Although Wright became an administrator, he did direct several other remarkable documentaries in other parts of the world. In 1965, he was invited to return to Ceylon to help rescue the Government Film Unit (GFU), which had been set up at independence in 1948 with equipment left behind by the British armed forces. As there was a dearth of local filmmakers, foreign directors and technicians were employed in the early years. These were short-term contracts, however, so that by the early 1950s the GFU was staffed entirely by Ceylonese. During the next decade these directors made some notable films, such as George Wickremasinghe's Fishermen of Negombo (1952) and Order of the Yellow Robe (1953), Pragnasoma Hettiarachchi's Art and Architecture of Ceylon (1956),  Makers, Motifs and Materials (1958) – winner of the gold medal at the Venice Film Festival, 1959 – Rhythms of the People (1961), In the Steps of the Buddha (1962) and Irwin Dassanaike's The Living Wild (1959).

By the mid-1960s, though, the GFU had reached a state of creative stagnation.

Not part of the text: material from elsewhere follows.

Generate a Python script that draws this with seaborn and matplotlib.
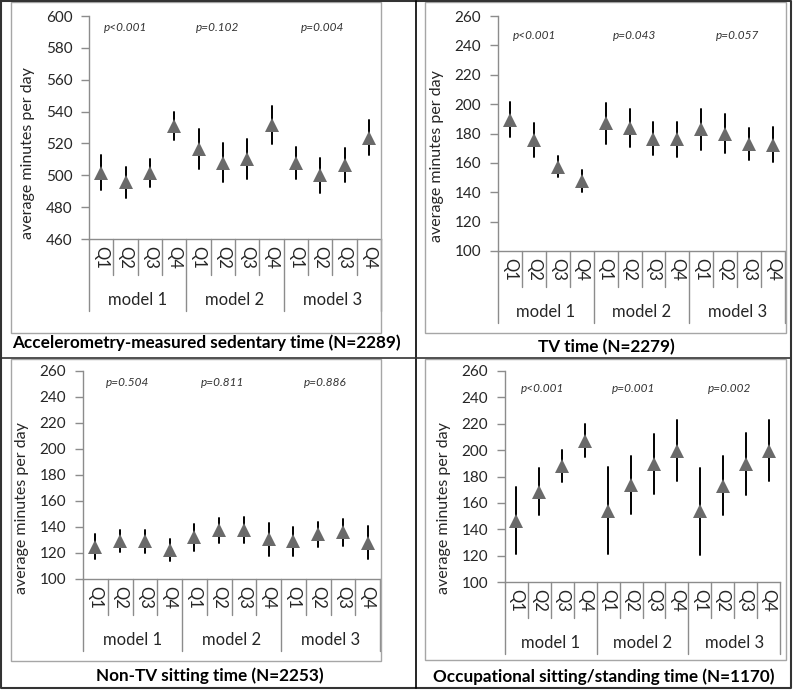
import numpy as np
import pandas as pd
import matplotlib
matplotlib.use('Agg')
import matplotlib.pyplot as plt
from matplotlib.transforms import blended_transform_factory
from matplotlib.patches import Rectangle
from matplotlib.lines import Line2D
import seaborn as sns

# Data (order: model 1 Q1..Q4, model 2 Q1..Q4, model 3 Q1..Q4)
quartiles = ['Q1', 'Q2', 'Q3', 'Q4']
models = ['model 1', 'model 2', 'model 3']

acc_mean = [501.5, 495.5, 501.5, 531.0, 516.5, 508.0, 510.0, 531.5, 507.5, 500.0, 506.5, 523.5]
acc_err = [11.0, 9.5, 9.0, 9.0, 12.5, 12.0, 12.5, 12.0, 10.0, 11.0, 10.5, 11.0]
acc_p = ['p<0.001', 'p=0.102', 'p=0.004']

tv_mean = [189.5, 175.5, 157.5, 147.5, 187.0, 183.5, 176.5, 176.0, 183.0, 180.0, 173.0, 172.5]
tv_err = [12.0, 11.5, 7.0, 7.5, 14.0, 13.0, 11.0, 12.0, 14.0, 13.0, 11.0, 12.0]
tv_p = ['p<0.001', 'p=0.043', 'p=0.057']

ntv_mean = [125.0, 129.0, 129.0, 122.0, 132.0, 137.5, 138.0, 130.5, 129.0, 134.5, 136.0, 128.0]
ntv_err = [9.5, 8.5, 9.0, 8.5, 10.5, 9.5, 10.0, 12.5, 11.0, 9.5, 10.5, 12.5]
ntv_p = ['p=0.504', 'p=0.811', 'p=0.886']

occ_mean = [146.5, 168.5, 188.0, 207.0, 154.0, 173.5, 189.5, 199.5, 153.5, 173.0, 189.5, 199.5]
occ_err = [25.5, 18.0, 12.0, 12.5, 33.0, 22.0, 22.5, 23.0, 33.0, 22.5, 23.5, 23.0]
occ_p = ['p<0.001', 'p=0.001', 'p=0.002']

titles = ['Accelerometry-measured sedentary time (N=2289)', 'TV time (N=2279)',
          'Non-TV sitting time (N=2253)', 'Occupational sitting/standing time (N=1170)']

sns.set_style('white')
plt.rcParams['font.family'] = ['Lato', 'DejaVu Sans']

W, H = 800, 690
fig = plt.figure(figsize=(W / 100, H / 100), dpi=100)

axis_gray = '#8c8c8c'
marker_gray = '#6a6a6a'
text_col = '#262626'


def px_rect(x0, y0, x1, y1, **kw):
    fig.add_artist(Rectangle((x0 / W, 1 - y1 / H), (x1 - x0) / W, (y1 - y0) / H,
                             transform=fig.transFigure, fill=False, **kw))


def px_line(xs, ys, **kw):
    fig.add_artist(Line2D([x / W for x in xs], [1 - y / H for y in ys],
                          transform=fig.transFigure, **kw))


def draw_panel(rect, mean, err, ylim, pvals, p_x, p_y, label_y):
    L, T, R, B = rect
    ax = fig.add_axes([L / W, 1 - B / H, (R - L) / W, (B - T) / H])
    cats = [f'{m} {q}' for m in models for q in quartiles]
    rows = []
    for c, m, e in zip(cats, mean, err):
        rows += [(c, m - e), (c, m), (c, m + e)]
    df = pd.DataFrame(rows, columns=['cat', 'val'])
    sns.pointplot(data=df, x='cat', y='val', order=cats, estimator='median',
                  errorbar=('pi', 100), color=marker_gray, markers='^',
                  linestyles='none', markersize=10.5, markeredgewidth=0, zorder=4,
                  err_kws={'color': 'black', 'linewidth': 1.4, 'zorder': 2}, ax=ax)
    ax.set_xlim(-0.5, 11.5)
    ax.set_ylim(*ylim)
    ax.set_yticks(np.arange(ylim[0], ylim[1] + 1, 20))
    ax.set_xticks([])
    ax.set_xlabel('')
    ax.set_ylabel('average minutes per day', fontsize=11.5, color=text_col)
    ax.yaxis.set_label_coords(-54 / (R - L), label_y)
    for s in ['top', 'right']:
        ax.spines[s].set_visible(False)
    for s in ['left', 'bottom']:
        ax.spines[s].set_color(axis_gray)
        ax.spines[s].set_linewidth(1)
    ax.tick_params(axis='y', left=True, length=6, width=1, color=axis_gray,
                   pad=6, labelsize=11, labelcolor=text_col)

    # two-level category axis
    h = B - T
    trans = blended_transform_factory(ax.transData, ax.transAxes)
    for k in range(13):
        depth = 72 if k % 4 == 0 else 36
        ax.plot([k - 0.5, k - 0.5], [0, -depth / h], transform=trans,
                color=axis_gray, lw=1, clip_on=False)
    for i, q in enumerate(quartiles * 3):
        ax.text(i, -18 / h, q, transform=trans, rotation=270, ha='center',
                va='center', fontsize=12, color=text_col)
    for j, m in enumerate(models):
        ax.text(4 * j + 1.5, -61 / h, m, transform=trans, ha='center',
                va='center', fontsize=12, color=text_col)

    for t, x in zip(pvals, p_x):
        ax.text(x, p_y, t, ha='center', va='center', fontsize=8.5,
                style='italic', color='#333333')
    return ax


draw_panel((89, 16, 381, 239), acc_mean, acc_err, (460, 600), acc_p,
           [1.0, 4.8, 9.1], 592.5, 0.386)
draw_panel((498, 16, 785, 251), tv_mean, tv_err, (100, 260), tv_p,
           [1.05, 5.2, 9.5], 247, 0.404)
draw_panel((83, 371, 380, 579), ntv_mean, ntv_err, (100, 260), ntv_p,
           [1.3, 5.15, 9.3], 251, 0.341)
draw_panel((505, 371, 780, 582), occ_mean, occ_err, (100, 260), occ_p,
           [1.15, 5.1, 9.3], 247, 0.35)

# chart boxes
box_col = '#a6a6a6'
px_rect(11, 2, 381, 333, ec=box_col, lw=1)
px_rect(425, 2, 786, 333, ec=box_col, lw=1)
px_rect(11, 359, 381, 661, ec=box_col, lw=1)
px_rect(425, 359, 786, 660, ec=box_col, lw=1)

# table lines
px_line([1, 791, 791, 1, 1], [1, 1, 688, 688, 1], color='#333333', lw=1.5)
px_line([416, 416], [1, 688], color='black', lw=1.2)
px_line([1, 791], [358, 358], color='#333333', lw=1.2)

# cell titles
title_kw = dict(ha='center', va='center', fontsize=12.3, fontweight='bold', color='black')
fig.text(206 / W, 1 - 343 / H, titles[0], **title_kw)
fig.text(606 / W, 1 - 347 / H, titles[1], **title_kw)
fig.text(210 / W, 1 - 676 / H, titles[2], **title_kw)
fig.text(604 / W, 1 - 677 / H, titles[3], **title_kw)

fig.savefig('out.png', dpi=100)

Although Wright expressed his willingness to help out, he unfortunately never made another journey to the island. As so often happens, bureaucratic indifference resulted in a consummate opportunity being squandered and Wright stayed away. Certainly the GFU never regained its former glory. Furthermore, until recently, lack of archival and preservation facilities meant that the negatives of GFU films were disintegrating, and significant social documents of the past in danger of being lost. Fortunately, an American-funded project has now digitised many of the films, and a GFU documentary festival is planned.